Jessica Brown-Findlay and Vanessa Kirby

Icke’s biggest interference is to anglicise the Russian names: here’s Johnny, not Vanya. Which is fine, though hardly revelatory – except in the translation of Vera, the dead ex-wife and sister who subtly haunts the play: in English, she’s Faith. Something these troubled character seem to have lost, since they lost her. Johnny’s grief for his dead sister here visibly contributes to his rage at her professor husband, who Johnny feels he’s wasted his life supporting.
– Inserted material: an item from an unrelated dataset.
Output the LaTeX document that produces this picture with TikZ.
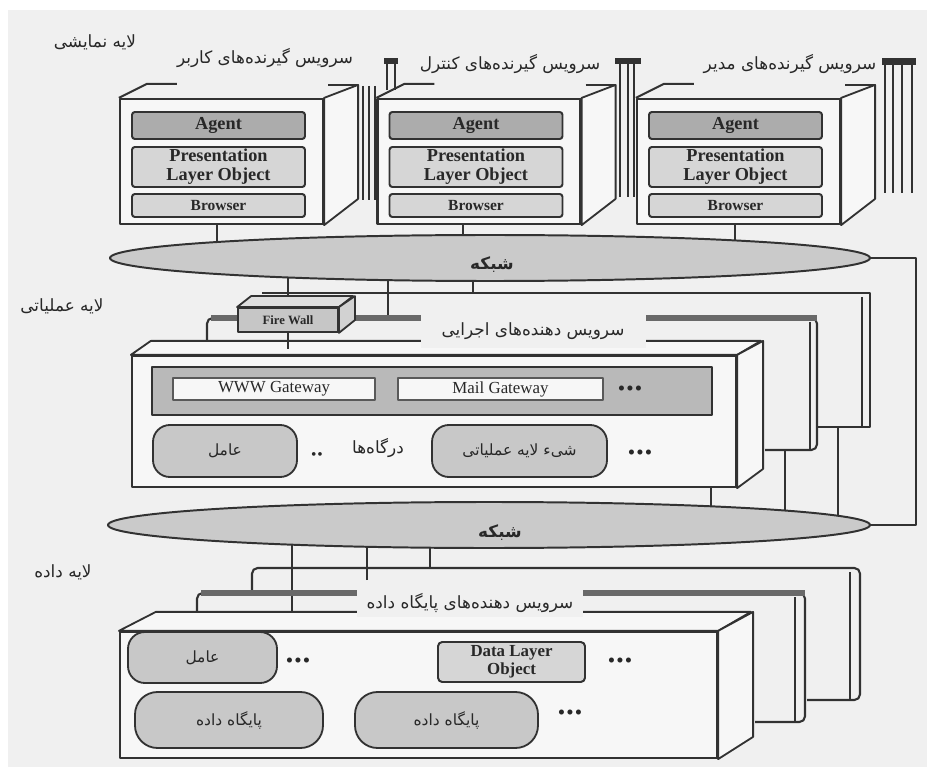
\documentclass[tikz,border=0pt]{standalone}
\usepackage{fontspec}
\setmainfont{Liberation Serif}
\newfontfamily\farsifont[Script=Arabic]{DejaVu Sans}
\TeXXeTstate=1
\newcommand\fatxt[1]{{\farsifont\beginR #1\endR}}
\newcommand\pxu{0.025cm}
\newcommand\bdots{\textbullet\hspace{0.8pt}\textbullet\hspace{0.8pt}\textbullet}
\usetikzlibrary{shapes.geometric}
\pgfdeclarelayer{paper}
\pgfdeclarelayer{wires}
\pgfsetlayers{paper,wires,main}
\definecolor{papercol}{RGB}{240,240,240}
\definecolor{linecol}{RGB}{50,50,50}
\definecolor{textcol}{RGB}{40,40,40}
\definecolor{facecol}{RGB}{247,247,247}
\definecolor{agentcol}{RGB}{172,172,172}
\definecolor{objcol}{RGB}{214,214,214}
\definecolor{netcol}{RGB}{202,202,202}
\definecolor{pillcol}{RGB}{200,200,200}
\definecolor{barcol}{RGB}{105,105,105}
\definecolor{gwcol}{RGB}{185,185,185}

\begin{document}
\begin{tikzpicture}[x=\pxu, y=-\pxu, line join=round,
    every node/.style={inner sep=0pt, text=textcol},
    front/.style={draw=linecol, fill=facecol, line width=1.6pt},
    face/.style={draw=linecol, fill=facecol, line width=1.3pt},
    edge/.style={draw=linecol, line width=1.5pt},
    stackline/.style={draw=linecol, line width=1pt},
    wire/.style={draw=linecol, line width=1.2pt},
    bar/.style={draw=barcol, line width=4.5pt},
    agentrow/.style={draw=linecol, fill=agentcol, line width=1.4pt, rounded corners=2pt,
      font=\bfseries\fontsize{13}{13}\selectfont},
    objrow/.style={draw=linecol, fill=objcol, line width=1.4pt, rounded corners=2pt,
      align=center, font=\bfseries\fontsize{13}{13.5}\selectfont},
    netshape/.style={ellipse, draw=linecol, fill=netcol, line width=1.4pt},
    netlab/.style={font=\bfseries\fontsize{12}{12}\selectfont},
    layerlab/.style={font=\fontsize{12}{12}\selectfont},
    svclab/.style={font=\fontsize{12}{12}\selectfont},
    pill/.style={draw=linecol, fill=pillcol, line width=1.3pt, rounded corners=12pt,
      font=\fontsize{11}{11}\selectfont},
    gwbox/.style={draw=gray!70!black, fill=facecol, line width=1.2pt,
      font=\fontsize{12}{12}\selectfont},
    dots/.style={font=\fontsize{15}{15}\selectfont}]

  \begin{pgfonlayer}{paper}
    \fill[white] (0,0) rectangle (927,767);
    \fill[papercol] (8,10) rectangle (927,767);
  \end{pgfonlayer}
  \useasboundingbox (0,0) rectangle (927,767);

  % presentation layer
  \node[layerlab] (lpres) at (95,42) {\fatxt{لایه نمایشی}};

  % copies stacked behind the client boxes
  \foreach \sx in {363,369,375} \draw[stackline] (\sx,86) -- (\sx,200);
  \fill[linecol] (384,58) rectangle (398,64);
  \draw[stackline] (387,64) -- (387,90) (395,64) -- (395,90);
  \draw[stackline] (610,90) -- (610,197);
  \foreach \sx in {620,628,634} \draw[stackline] (\sx,64) -- (\sx,197);
  \fill[linecol] (615,58) rectangle (641,64);
  \draw[stackline] (870,95) -- (870,200);
  \foreach \sx in {885,893,902,912} \draw[stackline] (\sx,65) -- (\sx,193);
  \fill[linecol] (882,58) rectangle (916,65);

  % client boxes
  \foreach \nm/\cx/\lx/\ly/\who in {ucl/221.5/265/58/کاربر, ccl/479/510/64/کنترل, mcl/738.5/790/64/مدیر}{
    \node[svclab] (\nm-lab) at (\lx,\ly) {\fatxt{سرویس گیرنده^^^^200cهای \who}};
    \node[front, minimum width=203*\pxu, minimum height=125*\pxu] (\nm) at (\cx,161.5) {};
    \draw[face] (\nm.north east) -- ++(34,-13) -- ++(0,114) -- (\nm.south east) -- cycle;
    \draw[edge] (\nm.north west) -- ++(28,-14) -- ++(30,0);
    \draw[edge] (\nm.north east) ++(4,-13) -- ++(30,0);
    \node[agentrow, minimum width=173*\pxu, minimum height=27*\pxu] (\nm-ag) at (\cx-3,125.5) {Agent};
    \node[objrow, minimum width=173*\pxu, minimum height=40*\pxu] (\nm-plo) at (\cx-3,167) {Presentation\\Layer Object};
    \node[objrow, minimum width=173*\pxu, minimum height=23*\pxu,
      font=\bfseries\fontsize{11}{11}\selectfont] (\nm-br) at (\cx-3,205.5) {Browser};
  }

  % networks
  \node[netshape, minimum width=760*\pxu, minimum height=46*\pxu] (net1) at (490,258) {};
  \node[netlab] (net1-lab) at (492,265) {\fatxt{شبکه}};
  \node[netshape, minimum width=762*\pxu, minimum height=46*\pxu] (net2) at (489,525) {};
  \node[netlab] (net2-lab) at (500,533) {\fatxt{شبکه}};
  \draw[wire] (net1.east) -- ++(45,0) |- (net2.east);

  % operational layer
  \node[layerlab] (lop) at (62,306) {\fatxt{لایه عملیاتی}};
  \draw[edge] (262,293) -- (870,293) -- (870,427) -- (818,427);
  \draw[stackline] (862,297) -- (862,427);
  \draw[edge, rounded corners=4pt] (207,342) -- (207,318) -- (817,318) -- (817,450) -- (765,450);
  \draw[bar] (211,318) -- (817,318);
  \draw[stackline] (810,322) -- (810,450);
  \coordinate (opin2) at (388,318);
  \coordinate (opin3) at (473,293);
  \coordinate (opout2) at (785,450);
  \coordinate (opout3) at (838,427);

  \node[front, minimum width=604*\pxu, minimum height=131*\pxu] (opx) at (434,421.5) {};
  \draw[face] (opx.north west) -- ++(20,-14) -- ++(610,0) -- (opx.north east) -- cycle;
  \draw[face] (opx.north east) -- ++(26,-14) -- ++(0,128) -- (opx.south east) -- cycle;
  \coordinate (opout1) at ([xshift=-26*\pxu]opx.south east);
  \node[svclab, fill=papercol, minimum width=225*\pxu, minimum height=34*\pxu] (op-lab) at (533,331)
    {\fatxt{سرویس دهنده^^^^200cهای اجرایی}};

  \node[draw=linecol, fill=gray!45, line width=1.3pt, minimum width=100*\pxu, minimum height=24*\pxu,
    font=\bfseries\fontsize{9}{9}\selectfont] (fw) at (288,320) {Fire Wall};
  \draw[face, fill=gray!25] (fw.north west) -- ++(14,-11) -- ++(102,0) -- (fw.north east) -- cycle;
  \draw[face, fill=gray!35] (fw.north east) -- ++(16,-11) -- ++(0,24) -- (fw.south east) -- cycle;
  \draw[wire] (fw.south) -- ++(0,16);

  \node[draw=linecol, fill=gwcol, line width=1.4pt, minimum width=560*\pxu, minimum height=48*\pxu] (gwrow) at (432,391) {};
  \node[gwbox, minimum width=202*\pxu, minimum height=22*\pxu] (www) at (274,389) {WWW Gateway};
  \node[gwbox, minimum width=205*\pxu, minimum height=22*\pxu] (mail) at (500.5,389) {Mail Gateway};
  \node[dots] (gwdots) at (630,391) {\bdots};
  \node[pill, minimum width=144*\pxu, minimum height=52*\pxu] (opagent) at (225,451) {\fatxt{عامل}};
  \node[dots, font=\fontsize{11}{11}\selectfont] (opdots1) at (317,456) {\textbullet\hspace{0.5pt}\textbullet};
  \node[svclab] (gates) at (378,448) {\fatxt{درگاه^^^^200cها}};
  \node[pill, minimum width=175*\pxu, minimum height=52*\pxu] (opobj) at (519.5,451) {\fatxt{شیء لایه عملیاتی}};
  \node[dots] (opdots2) at (640,455) {\bdots};

  % data layer
  \node[layerlab] (ldata) at (63,572) {\fatxt{لایه داده}};
  \draw[edge, rounded corners=4pt] (252,593) -- (252,568) -- (860,568) -- (860,700) -- (807,700);
  \draw[stackline] (850,572) -- (850,700);
  \draw[edge, rounded corners=4pt] (197,613) -- (197,593) -- (805,593) -- (805,722) -- (755,722);
  \draw[bar] (201,593) -- (805,593);
  \draw[stackline] (795,597) -- (795,722);
  \coordinate (dbin1) at (292,622);
  \coordinate (dbin2) at (367,580);
  \coordinate (dbin3) at (430,568);

  \node[front, minimum width=597*\pxu, minimum height=126*\pxu] (dbx) at (418.5,695) {};
  \draw[face] (dbx.north west) -- ++(37,-19) -- ++(595,0) -- (dbx.north east) -- cycle;
  \draw[face] (dbx.north east) -- ++(35,-19) -- ++(0,125) -- (dbx.south east) -- cycle;
  \node[svclab, fill=papercol, minimum width=226*\pxu, minimum height=28*\pxu] (db-lab) at (470,603)
    {\fatxt{سرویس دهنده^^^^200cهای پایگاه داده}};

  \node[pill, minimum width=149*\pxu, minimum height=51*\pxu] (dbagent) at (202.5,657.5) {\fatxt{عامل}};
  \node[dots] (dbdots1) at (298,663) {\bdots};
  \node[draw=linecol, fill=objcol, line width=1.4pt, rounded corners=3pt, align=center,
    minimum width=147*\pxu, minimum height=40*\pxu,
    font=\bfseries\fontsize{12}{12.5}\selectfont] (dlo) at (511.5,662) {Data Layer\\Object};
  \node[dots] (dbdots2) at (620,663) {\bdots};
  \node[pill, rounded corners=16pt, minimum width=188*\pxu, minimum height=56*\pxu] (db1) at (229,720) {\fatxt{پایگاه داده}};
  \node[pill, rounded corners=16pt, minimum width=183*\pxu, minimum height=56*\pxu] (db2) at (446.5,720) {\fatxt{پایگاه داده}};
  \node[dots] (dbdots3) at (570,715) {\bdots};

  % connections to the networks
  \begin{pgfonlayer}{wires}
    \foreach \nm/\dx in {ucl/-4.5, ccl/-16, mcl/-3.5}{
      \coordinate (\nm-out) at ([xshift=\dx*\pxu]\nm.south);
      \draw[wire] (\nm-out) -- (\nm-out |- net1.center);
    }
    \draw[wire] (fw.north) -- (fw.north |- net1.center);
    \foreach \pt in {opin2, opin3} \draw[wire] (\pt) -- (\pt |- net1.center);
    \foreach \pt in {opout1, opout2, opout3, dbin1, dbin2, dbin3} \draw[wire] (\pt) -- (\pt |- net2.center);
  \end{pgfonlayer}
\end{tikzpicture}
\end{document}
Paul Rhys treads the tragi-comic knife edge of Johnny – queasy creepiness, trembling neediness, thwarted nobility – while his niece, the lovelorn Sonya, is played with tenderness by Jessica Brown Findlay. Underneath her clenched awkwardness and greasy, schlumpy make-under (she almost looks “plain”), there’s a shining river of longing.

Vanessa Kirby is languorous and radiant as the professor’s young wife Elena must be, but we also see the fear and guilty conscience beneath her purposeless beauty and privileged boredom. Tobias Menzies plays the doctor - object of Elena and Sonya’s affections. It’s a fine-grained performance, a conflicted, charismatic combination of amused wry cynicism, and heart-felt conviction about the need to preserve the natural world. As planter of trees and saver of lives, the doctor is the only one who actually (itals)does anything, who creates rather than destroys. It’s hot - more proto-lumbersexual than worthy eco-warrior – and his scenes with Kirby sizzle dangerously.

Unlike Icke’s previous work, Uncle Vanya doesn’t startle. What it does do is clarify the play: it’s clear and fresh as a draught of water, revealing life and human frailty with pellucid perspicacity. Drink deep.